Voilà un bouquin réussi et pour le moins original. Même si je suis de celles qui aiment Eric-Emmanuel Schmitt, mais d’un amour tiède, constatant le talent sans jamais trouver l’exaltation, je me dois de reconnaître son imagination féconde, son talent de conteur et sa capacité étonnante à être prolifique sans se répéter. Ici, la deuxième partie du roman (la parole de Pilate) est le cœur de tout, au point où en bout de course on se rappelle à peine la première… J’irais jusqu’à penser qu’elle est inutile…

Notons aussi que l’importance de la foi pour Eric-Emmanuel Schmitt est un secret de polichinelle et qu’on ne doit pas espérer sortir de ce livre avec une réponse rationnelle à la résurrection du Christ. Il n’y a finalement pas de réponse, la réponse étant que peu importe la véracité du moment, ce qui importe c’est l’ampleur de son impact. La recherche est bien menée et Schmitt récupère dans ce livre les diverses études historiques sur la vie et la mort du Christ et différentes théories visant à expliquer son «retour» sur terre après trois jours au tombeau.

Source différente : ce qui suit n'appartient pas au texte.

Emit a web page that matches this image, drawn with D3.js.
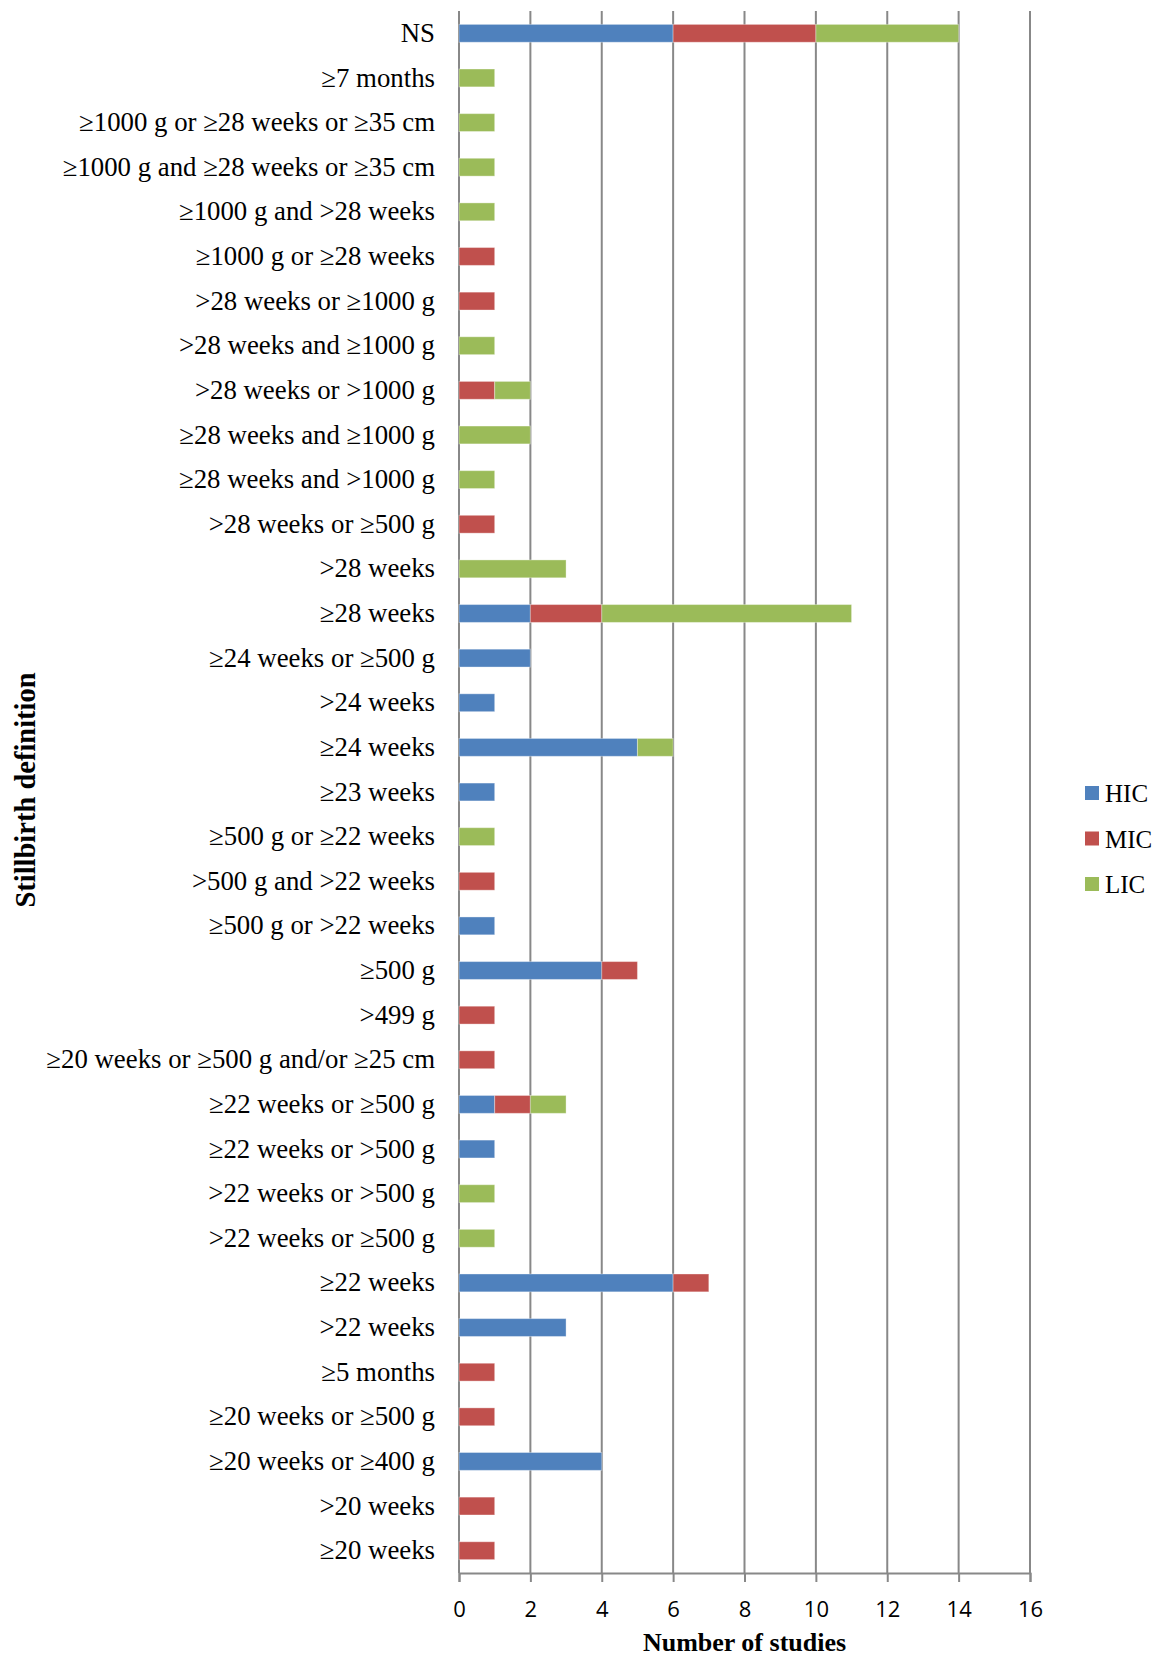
<!DOCTYPE html>
<html>
<head>
<meta charset="utf-8">
<script src="https://cdn.jsdelivr.net/npm/d3@7"></script>
<style>
  body { margin: 0; background: #fff; }
</style>
</head>
<body>
<div id="chart"></div>
<script>
const width = 1160
const height = 1660
const margin = {top: 11, bottom: 87, left: 459, right: 130}
const netWidth = width - margin.left - margin.right
const netHeight = height - margin.bottom - margin.top

// Data (top to bottom as drawn)
const categories = [
    "NS", "≥7 months", "≥1000 g or ≥28 weeks or ≥35 cm", "≥1000 g and ≥28 weeks or ≥35 cm",
    "≥1000 g and >28 weeks", "≥1000 g or ≥28 weeks", ">28 weeks or ≥1000 g", ">28 weeks and ≥1000 g",
    ">28 weeks or >1000 g", "≥28 weeks and ≥1000 g", "≥28 weeks and >1000 g", ">28 weeks or ≥500 g",
    ">28 weeks", "≥28 weeks", "≥24 weeks or ≥500 g", ">24 weeks", "≥24 weeks", "≥23 weeks",
    "≥500 g or ≥22 weeks", ">500 g and >22 weeks", "≥500 g or >22 weeks", "≥500 g", ">499 g",
    "≥20 weeks or ≥500 g and/or ≥25 cm", "≥22 weeks or ≥500 g", "≥22 weeks or >500 g",
    ">22 weeks or >500 g", ">22 weeks or ≥500 g", "≥22 weeks", ">22 weeks", "≥5 months",
    "≥20 weeks or ≥500 g", "≥20 weeks or ≥400 g", ">20 weeks", "≥20 weeks"
]
const hic = [6, 0, 0, 0, 0, 0, 0, 0, 0, 0, 0, 0, 0, 2, 2, 1, 5, 1, 0, 0, 1, 4, 0, 0, 1, 1, 0, 0, 6, 3, 0, 0, 4, 0, 0]
const mic = [4, 0, 0, 0, 0, 1, 1, 0, 1, 0, 0, 1, 0, 2, 0, 0, 0, 0, 0, 1, 0, 1, 1, 1, 1, 0, 0, 0, 1, 0, 1, 1, 0, 1, 1]
const lic = [4, 1, 1, 1, 1, 0, 0, 1, 1, 2, 1, 0, 3, 7, 0, 0, 1, 0, 1, 0, 0, 0, 0, 0, 1, 0, 1, 1, 0, 0, 0, 0, 0, 0, 0]
const seriesNames = ["HIC", "MIC", "LIC"]
const seriesColors = ["#4F81BD", "#C0504D", "#9BBB59"]
const xTicks = [0, 2, 4, 6, 8, 10, 12, 14, 16]

const rows = categories.map((c, i) => ({category: c, HIC: hic[i], MIC: mic[i], LIC: lic[i]}))

const svg = d3.select("div#chart").append("svg").attr("width", width).attr("height", height)
const elementGroup = svg.append("g").attr("transform", `translate(${margin.left}, ${margin.top})`)
const gridGroup = elementGroup.append("g").attr("id", "gridGroup")
const barsGroup = elementGroup.append("g").attr("id", "barsGroup")

const x = d3.scaleLinear().domain([0, 16]).range([0, netWidth])
const y = d3.scaleBand().domain(categories).range([0, netHeight]).paddingInner(0.6).paddingOuter(0.3)

const gridColor = "#888888"
const serif = "'Liberation Serif', 'Times New Roman', serif"

// Vertical grid lines
gridGroup.selectAll("line")
    .data(xTicks)
    .enter().append("line")
    .attr("x1", d => x(d)).attr("x2", d => x(d))
    .attr("y1", 0).attr("y2", netHeight)
    .attr("stroke", gridColor)
    .attr("stroke-width", 2)

// Bottom axis
const xAxis = d3.axisBottom(x).tickValues(xTicks).tickSize(9).tickPadding(19)
const xAxisGroup = elementGroup.append("g").attr("transform", `translate(0, ${netHeight})`).call(xAxis)
xAxisGroup.select(".domain").attr("stroke", gridColor).attr("stroke-width", 2)
xAxisGroup.selectAll(".tick line").attr("stroke", gridColor).attr("stroke-width", 2)
xAxisGroup.selectAll(".tick text")
    .attr("fill", "#000")
    .style("font-family", "'Open Sans', 'Noto Sans', sans-serif")
    .style("font-size", "22px")

// Category labels
const yAxis = d3.axisLeft(y).tickSize(0).tickPadding(24)
const yAxisGroup = elementGroup.append("g").call(yAxis)
yAxisGroup.select(".domain").remove()
yAxisGroup.selectAll(".tick text")
    .attr("fill", "#000")
    .style("font-family", serif)
    .style("font-size", "26.8px")

// Stacked bars
const stacked = d3.stack().keys(seriesNames)(rows)
barsGroup.selectAll("g")
    .data(stacked)
    .enter().append("g")
    .attr("fill", (d, i) => seriesColors[i])
    .selectAll("rect")
    .data(d => d.filter(p => p[1] - p[0] > 0))
    .enter().append("rect")
    .attr("x", d => x(d[0]))
    .attr("y", d => y(d.data.category))
    .attr("width", d => x(d[1]) - x(d[0]))
    .attr("height", y.bandwidth())
    .attr("stroke", "rgba(255,255,255,0.35)")
    .attr("stroke-width", 1)

// Axis titles
svg.append("text")
    .attr("x", margin.left + netWidth / 2)
    .attr("y", 1651)
    .attr("text-anchor", "middle")
    .style("font-family", serif)
    .style("font-weight", "bold")
    .style("font-size", "26px")
    .text("Number of studies")

svg.append("text")
    .attr("transform", `translate(35, 790) rotate(-90)`)
    .attr("text-anchor", "middle")
    .style("font-family", serif)
    .style("font-weight", "bold")
    .style("font-size", "28.5px")
    .text("Stillbirth definition")

// Legend
const legend = svg.append("g").attr("transform", "translate(1085, 793)")
const legendItems = legend.selectAll("g")
    .data(seriesNames)
    .enter().append("g")
    .attr("transform", (d, i) => `translate(0, ${i * 45.5})`)
legendItems.append("rect")
    .attr("x", 0).attr("y", -7)
    .attr("width", 14).attr("height", 14)
    .attr("fill", (d, i) => seriesColors[i])
legendItems.append("text")
    .attr("x", 20)
    .attr("y", 9)
    .style("font-family", serif)
    .style("font-size", "25px")
    .text(d => d)
</script>
</body>
</html>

Un ouvrage intéressant donc. Surtout pour les fans du monsieur (ben d’un des deux messieurs, celui qui écrit et celui dont on parle). Et je sais qu’il ne s’agit pas d’être croyant pour s’intéresser au mystère Jésus !

Par Catherine

Du même auteur : L'enfant de Noé, La nuit de Valognes, La part de l'autre, Le visiteur, Le baillon et L'école du diable, Lorsque j'étais une œuvre d'art, Monsieur Ibrahim et les fleurs du Coran, Odette Toulemonde, Oscar et la dame en rose et La rêveuse d'Ostende

Extrait :

Je hais Jérusalem. L’air qu’on y respire n’est pas l’air mais un poison qui rend fou. Tout devient excessif dans ce dédale de rues qui ne sont pas faites pour se diriger mais pour se perdre, sur ces chaussées où l’on se cogne au lieu de circuler, parmi ce fracassement de langues qui arrivent de tout l’Orient et qui ne parlent que pour ne pas s’entendre. On crie trop dehors, on chuchote trop dedans. On ne respecte l’ordre romain que parce qu’on l’exècre. La ville pue l’hypocrisie et les passions contenues. Même le soleil, au-dessus de ces remparts, a des airs de traître. Tu ne peux pas croire que c’est le même soleil qui brille sur Rome et rôde sur Jérusalem. Celui de Rome produit de la lumière, celui de Jérusalem attise l’ombre : il crée des coins où l’on complote, des allées où les voleurs s’enfuient, des temples où le Romain ne peut mettre le pied. Un soleil qui éclaire contre un soleil qui obscurcit, voilà ce que j’ai troqué lorsque j’ai accepté d’être le préfet de Judée.

Je hais Jérusalem. Mais il y a quelque chose que je hais plus encore que Jérusalem : c’est Jérusalem pendant la Pâque.